Standing in the porcelain tub in the setting dark, I wonder just what I’m doing here--I can’t even pronounce their last name. Here I am standing in their bathtub, while a strange man cooks strange dishes upstairs, and I know the children’s mother and their aunt will come home smelling of lacquer and sweat, exhausted but in love with their kids, asking questions and smiling down at these new Americans. They’ll turn down the television, learn about each other’s days and compare notes. All thoughts of bullies or lackluster tips, of hurrying across busy intersections or growling tummies will be forgotten as they throw off their coats and hug. They’ll have no time for strangers. While they reconnect, I just know I’ll stand awkwardly to the side in a close-mouthed smile, because I hate my teeth, feeling out of place like I was at a school dance. I don’t understand my mother’s open-heart and how I should become the tip from a nail appointment.
I stand there for generations before little pit-pat tap-dance shimmies its way into the bathroom, sliding back the curtain with a flourish and a “found yoooooou!”
I don’t talk much. Mainly I just listen. After we find the little boy, wedged where pink-cotton-candy insulation peels away from the wall, the kids and I snack on salty microwave popcorn in the basement, away from the smell upstairs. They tell me about going to live in California, and that I should come, too. They tell me about learning to tell time and the little girl and her pigtails recaps the drama of Barbie looking for her Ken but only finding GI Joes. They get quiet and their movements slow when the little boy tells me that another boy in his class was mean but not in taking his brand-new blue Power Ranger eraser, but making fun of his clothes and his worn boots. My eyes well up, heart perched up in my throat along some sort of trachea fault line, and it’s cracking like fine china. I swallow the shame the well-dressed American classmate should be feeling, and I ask the little boy his favorite movie. His own eyes dissolve their sheen and he’s off again, acting out scenes and cart-wheeling across the dirty rug.
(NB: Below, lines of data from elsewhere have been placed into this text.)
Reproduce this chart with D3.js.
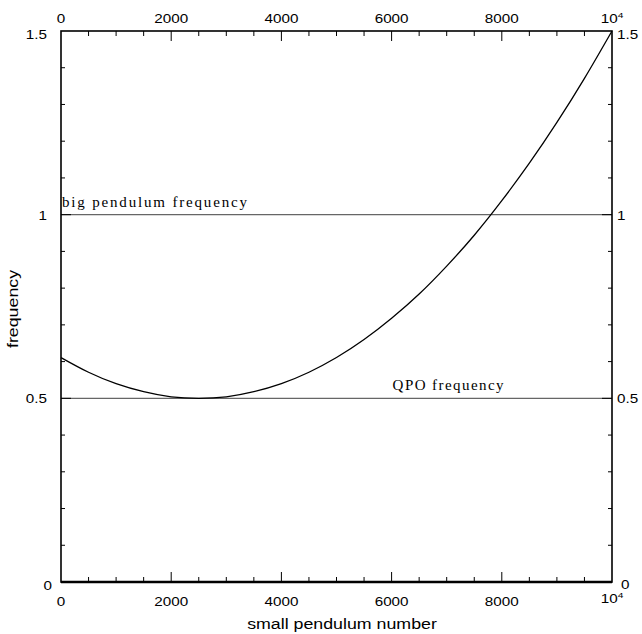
<!DOCTYPE html>
<html>
<head>
<meta charset="utf-8">
<script src="https://cdn.jsdelivr.net/npm/d3@7"></script>
<style>
  body { margin: 0; background: #fff; }
  svg { display: block; }
  .tick-label { font-family: "Liberation Sans", Arial, sans-serif; font-size: 12px; fill: #000; }
  .axis-title { font-family: "Liberation Sans", Arial, sans-serif; font-size: 14px; fill: #000; }
  .line-label { font-family: "Liberation Serif", "DejaVu Serif", serif; font-size: 15px; fill: #000; }
</style>
</head>
<body>
<svg width="642" height="634"></svg>
<script>
// curve, every 500
var pendulumNumber = [0, 500, 1000, 1500, 2000, 2500, 3000, 3500, 4000, 4500, 5000,
    5500, 6000, 6500, 7000, 7500, 8000, 8500, 9000, 9500, 10000];
var frequency = [0.611, 0.571, 0.540, 0.518, 0.504, 0.500, 0.504, 0.518, 0.540, 0.571, 0.611,
    0.660, 0.718, 0.784, 0.860, 0.944, 1.038, 1.140, 1.251, 1.371, 1.500];

// horizontal reference lines
var refValues = [1, 0.5];
var refLabels = ['big pendulum frequency', 'QPO frequency'];
var refLabelAt = [0, 6000];

var xMajor = [0, 2000, 4000, 6000, 8000, 10000];
var xMinor = d3.range(0, 10001, 500);
var yMajor = [0, 0.5, 1, 1.5];
var yMinor = d3.range(0, 1.51, 0.1);

var svg = d3.select('svg');

// plot box (window.top is taken, so use other names)
var pLeft = 61, pRight = 612, pTop = 31, pBottom = 582;
var sx = 1.27; // the original's lettering is wide

var x = d3.scaleLinear().domain([0, 10000]).range([pLeft, pRight]);
var y = d3.scaleLinear().domain([0, 1.5]).range([pBottom, pTop]);

// text stretched sideways around its anchor point
function wideText(g, cls, px, py, anchor, rot) {
    return g.append('text').attr('class', cls)
        .attr('text-anchor', anchor)
        .attr('transform', 'translate(' + px + ',' + py + ')' + (rot ? ' rotate(' + rot + ')' : '') + ' scale(' + sx + ',1)');
}

// tick label formatter (10^4 as superscript)
function xLabel(sel, d) {
    if (d === 10000) {
        sel.text('10');
        sel.append('tspan').attr('dy', -5).style('font-size', '8px').text('4');
    } else {
        sel.text(d);
    }
}

// ref lines
svg.append('g').selectAll('line')
    .data(refValues)
    .enter().append('line')
    .attr('x1', x(0)).attr('x2', x(10000))
    .attr('y1', function (d) { return y(d); })
    .attr('y2', function (d) { return y(d); })
    .attr('stroke', '#666')
    .attr('stroke-width', 1.4);

// typewriter-like spacing of the original
var refWidths = [185, 111];
svg.append('g').selectAll('text')
    .data(refValues)
    .enter().append('text')
    .attr('class', 'line-label')
    .attr('x', function (d, i) { return x(refLabelAt[i]) + 1; })
    .attr('y', function (d) { return y(d) - 8; })
    .attr('textLength', function (d, i) { return refWidths[i]; })
    .attr('lengthAdjust', 'spacing')
    .text(function (d, i) { return refLabels[i]; });

// the curve
var pts = pendulumNumber.map(function (n, i) { return [n, frequency[i]]; });
var line = d3.line()
    .x(function (d) { return x(d[0]); })
    .y(function (d) { return y(d[1]); })
    .curve(d3.curveNatural);

svg.append('path')
    .datum(pts)
    .attr('d', line)
    .attr('fill', 'none')
    .attr('stroke', '#000')
    .attr('stroke-width', 1.3);

// frame ticks, pointing inward
var ticks = svg.append('g').attr('stroke', '#000').attr('stroke-width', 1);
xMinor.forEach(function (d) {
    var len = (d % 2000 === 0) ? 10 : 5;
    if (d === 0 || d === 10000) return;
    ticks.append('line').attr('x1', x(d)).attr('x2', x(d)).attr('y1', pBottom).attr('y2', pBottom - len);
    ticks.append('line').attr('x1', x(d)).attr('x2', x(d)).attr('y1', pTop).attr('y2', pTop + len);
});
yMinor.forEach(function (d) {
    var major = Math.abs(d * 2 - Math.round(d * 2)) < 1e-6;
    var len = major ? 10 : 4;
    if (d < 0.01 || d > 1.49) return;
    ticks.append('line').attr('x1', pLeft).attr('x2', pLeft + len).attr('y1', y(d)).attr('y2', y(d));
    ticks.append('line').attr('x1', pRight).attr('x2', pRight - len).attr('y1', y(d)).attr('y2', y(d));
});

// frame
svg.append('rect')
    .attr('x', pLeft).attr('y', pTop)
    .attr('width', pRight - pLeft).attr('height', pBottom - pTop)
    .attr('fill', 'none')
    .attr('stroke', '#000')
    .attr('stroke-width', 1.6);
svg.append('line')
    .attr('x1', pLeft).attr('x2', pRight).attr('y1', pBottom).attr('y2', pBottom)
    .attr('stroke', '#000').attr('stroke-width', 2.4);

// x tick labels, bottom and top
var lab = svg.append('g');
xMajor.forEach(function (d) {
    xLabel(wideText(lab, 'tick-label', x(d), d === 10000 ? 603 : 606, 'middle'), d);
    xLabel(wideText(lab, 'tick-label', x(d), 23, 'middle'), d);
});

// y tick labels, left and right
yMajor.forEach(function (d) {
    var yy = y(d) + 5;
    if (d === 1.5) yy = y(d) + 8;
    if (d === 0) yy = y(d) + 8;
    wideText(lab, 'tick-label', d === 0 ? 52 : 47, yy, 'end').text(d);
    wideText(lab, 'tick-label', d === 0 ? 621 : 617, d === 0 ? 589 : yy, 'start').text(d);
});

// axis titles
wideText(svg, 'axis-title', 342, 629, 'middle').text('small pendulum number');
wideText(svg, 'axis-title', 18, 309, 'middle', -90).text('frequency');
</script>
</body>
</html>
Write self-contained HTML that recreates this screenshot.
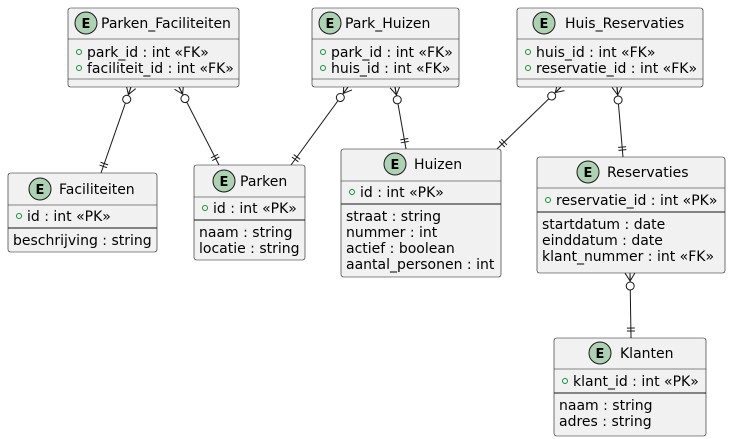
<!DOCTYPE html>
<html><head><meta charset="utf-8"><style>
html,body{margin:0;padding:0;background:#fff}
svg{display:block}
text{font-family:"DejaVu Sans","Liberation Sans",sans-serif;font-size:14px;fill:#000}
.t{font-size:14px}
.e{font-weight:bold;font-size:13px}
.box{fill:#F1F1F1;stroke:#181818;stroke-width:0.6}
.ln{stroke:#181818;stroke-width:0.6}
.sep{stroke:#181818;stroke-width:1}
.pk{fill:none;stroke:#1A8A3A;stroke-width:1}
.c{fill:#ADD1B2;stroke:#181818;stroke-width:1}
.edge{stroke:#181818;stroke-width:1;fill:none}
</style></head><body>
<svg width="730" height="439" viewBox="0 0 730 439" xmlns="http://www.w3.org/2000/svg">
<defs>
<marker id="ms" markerUnits="userSpaceOnUse" markerWidth="30" markerHeight="30" refX="0" refY="0" orient="auto" overflow="visible">
<path d="M0,-5 L8,0 M0,5 L8,0 M0,0 L8,0" stroke="#181818" stroke-width="1" fill="none"/>
<circle cx="13" cy="0" r="4" fill="#fff" stroke="#181818" stroke-width="1"/>
</marker>
<marker id="me" markerUnits="userSpaceOnUse" markerWidth="30" markerHeight="30" refX="0" refY="0" orient="auto" overflow="visible">
<path d="M-7,-4 L-7,4 M-10,-4 L-10,4" stroke="#181818" stroke-width="1" fill="none"/>
</marker>
</defs>

<path class="edge" d="M131,87 L101,173" marker-start="url(#ms)" marker-end="url(#me)"/>
<path class="edge" d="M179,87 L219,165" marker-start="url(#ms)" marker-end="url(#me)"/>
<path class="edge" d="M348,87 L291,165" marker-start="url(#ms)" marker-end="url(#me)"/>
<path class="edge" d="M395,87 L406,149" marker-start="url(#ms)" marker-end="url(#me)"/>
<path class="edge" d="M561,87 L497,149" marker-start="url(#ms)" marker-end="url(#me)"/>
<path class="edge" d="M617,87 L623,157" marker-start="url(#ms)" marker-end="url(#me)"/>
<path class="edge" d="M630,273 L631,338" marker-start="url(#ms)" marker-end="url(#me)"/>

<rect class="box" x="68" y="8" width="171" height="79" rx="2.5"/>
<circle class="c" cx="86" cy="23" r="11"/><text class="e" x="81.5" y="28">E</text>
<text class="t" x="101" y="28">Parken_Faciliteiten</text>
<line class="ln" x1="68" y1="39" x2="239" y2="39"/>
<circle class="pk" cx="79" cy="52" r="2.5"/><text x="87" y="57">park_id : int «FK»</text>
<circle class="pk" cx="79" cy="68" r="2.5"/><text x="87" y="73">faciliteit_id : int «FK»</text>
<line class="ln" x1="68" y1="79" x2="239" y2="79"/>

<rect class="box" x="312" y="8" width="147" height="79" rx="2.5"/>
<circle class="c" cx="330" cy="23" r="11"/><text class="e" x="325.5" y="28">E</text>
<text class="t" x="345" y="28">Park_Huizen</text>
<line class="ln" x1="312" y1="39" x2="459" y2="39"/>
<circle class="pk" cx="323" cy="52" r="2.5"/><text x="331" y="57">park_id : int «FK»</text>
<circle class="pk" cx="323" cy="68" r="2.5"/><text x="331" y="73">huis_id : int «FK»</text>
<line class="ln" x1="312" y1="79" x2="459" y2="79"/>

<rect class="box" x="517" y="8" width="186" height="79" rx="2.5"/>
<circle class="c" cx="544" cy="23" r="11"/><text class="e" x="539.5" y="28">E</text>
<text class="t" x="565" y="28">Huis_Reservaties</text>
<line class="ln" x1="517" y1="39" x2="703" y2="39"/>
<circle class="pk" cx="528" cy="52" r="2.5"/><text x="536" y="57">huis_id : int «FK»</text>
<circle class="pk" cx="528" cy="68" r="2.5"/><text x="536" y="73">reservatie_id : int «FK»</text>
<line class="ln" x1="517" y1="79" x2="703" y2="79"/>

<rect class="box" x="8" y="173" width="149" height="79" rx="2.5"/>
<circle class="c" cx="40" cy="189" r="11"/><text class="e" x="35.5" y="194">E</text>
<text class="t" x="59" y="194">Faciliteiten</text>
<line class="ln" x1="8" y1="205" x2="157" y2="205"/>
<circle class="pk" cx="19" cy="216" r="2.5"/><text x="27" y="221">id : int «PK»</text>
<line class="sep" x1="8" y1="228" x2="157" y2="228"/>
<text x="13" y="245">beschrijving : string</text>

<rect class="box" x="194" y="165" width="111" height="95" rx="2.5"/>
<circle class="c" cx="224" cy="181" r="11"/><text class="e" x="219.5" y="186">E</text>
<text class="t" x="240" y="186">Parken</text>
<line class="ln" x1="194" y1="197" x2="305" y2="197"/>
<circle class="pk" cx="205" cy="208" r="2.5"/><text x="213" y="213">id : int «PK»</text>
<line class="sep" x1="194" y1="220" x2="305" y2="220"/>
<text x="199" y="237">naam : string</text>
<text x="199" y="253">locatie : string</text>

<rect class="box" x="341" y="149" width="160" height="128" rx="2.5"/>
<circle class="c" cx="395" cy="164" r="11"/><text class="e" x="390.5" y="169">E</text>
<text class="t" x="414" y="169">Huizen</text>
<line class="ln" x1="341" y1="181" x2="501" y2="181"/>
<circle class="pk" cx="352" cy="192" r="2.5"/><text x="360" y="197">id : int «PK»</text>
<line class="sep" x1="341" y1="204" x2="501" y2="204"/>
<text x="346" y="221">straat : string</text>
<text x="346" y="237">nummer : int</text>
<text x="346" y="253">actief : boolean</text>
<text x="346" y="269">aantal_personen : int</text>

<rect class="box" x="537" y="157" width="188" height="116" rx="2.5"/>
<circle class="c" cx="588" cy="172" r="11"/><text class="e" x="583.5" y="177">E</text>
<text class="t" x="607" y="177">Reservaties</text>
<line class="ln" x1="537" y1="188" x2="725" y2="188"/>
<circle class="pk" cx="548" cy="200" r="2.5"/><text x="556" y="205">reservatie_id : int «PK»</text>
<line class="sep" x1="537" y1="212" x2="725" y2="212"/>
<text x="542" y="229">startdatum : date</text>
<text x="542" y="245">einddatum : date</text>
<text x="542" y="261">klant_nummer : int «FK»</text>

<rect class="box" x="554" y="338" width="152" height="98" rx="2.5"/>
<circle class="c" cx="600" cy="353" r="11"/><text class="e" x="595.5" y="358">E</text>
<text class="t" x="620" y="358">Klanten</text>
<line class="ln" x1="554" y1="369" x2="706" y2="369"/>
<circle class="pk" cx="565" cy="381" r="2.5"/><text x="573" y="386">klant_id : int «PK»</text>
<line class="sep" x1="554" y1="393" x2="706" y2="393"/>
<text x="559" y="410">naam : string</text>
<text x="559" y="426">adres : string</text>
</svg>
</body></html>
“My daughter Vikky is thirteen,” she said, “and very responsible. After school she and my younger daughter are home alone until I get home from work, and I know that Vikky is fine taking care of herself and her sister. Would you like a babysitter for your children and your nephew? Vikky can stay with them from when they get home from school to when you get home from work. You wouldn’t have to pay her much.”
Out of the paint-splattered décor and photographs of smiling, exotic women along the salon walls, my mother thought of her own Monday –through-Fridays. Her thoughts were filled with dreams of a good school for her children, smiling and wide-eyed, laughing and cart-wheeling in the yard perilously close to the street. They were also filled with toning phones, paperwork and bleary-eyed burn of networking, store-brand cereals, tears gritted out in Sunday-morning conferences, bills spread out on the kitchen table. Day in and day out, angrily control-alt-deleting her keyboard, forgetting to pick up milk, migraines, skipped child support. But always, always, dropping her purse and workout bag to hug her kids in the threshold.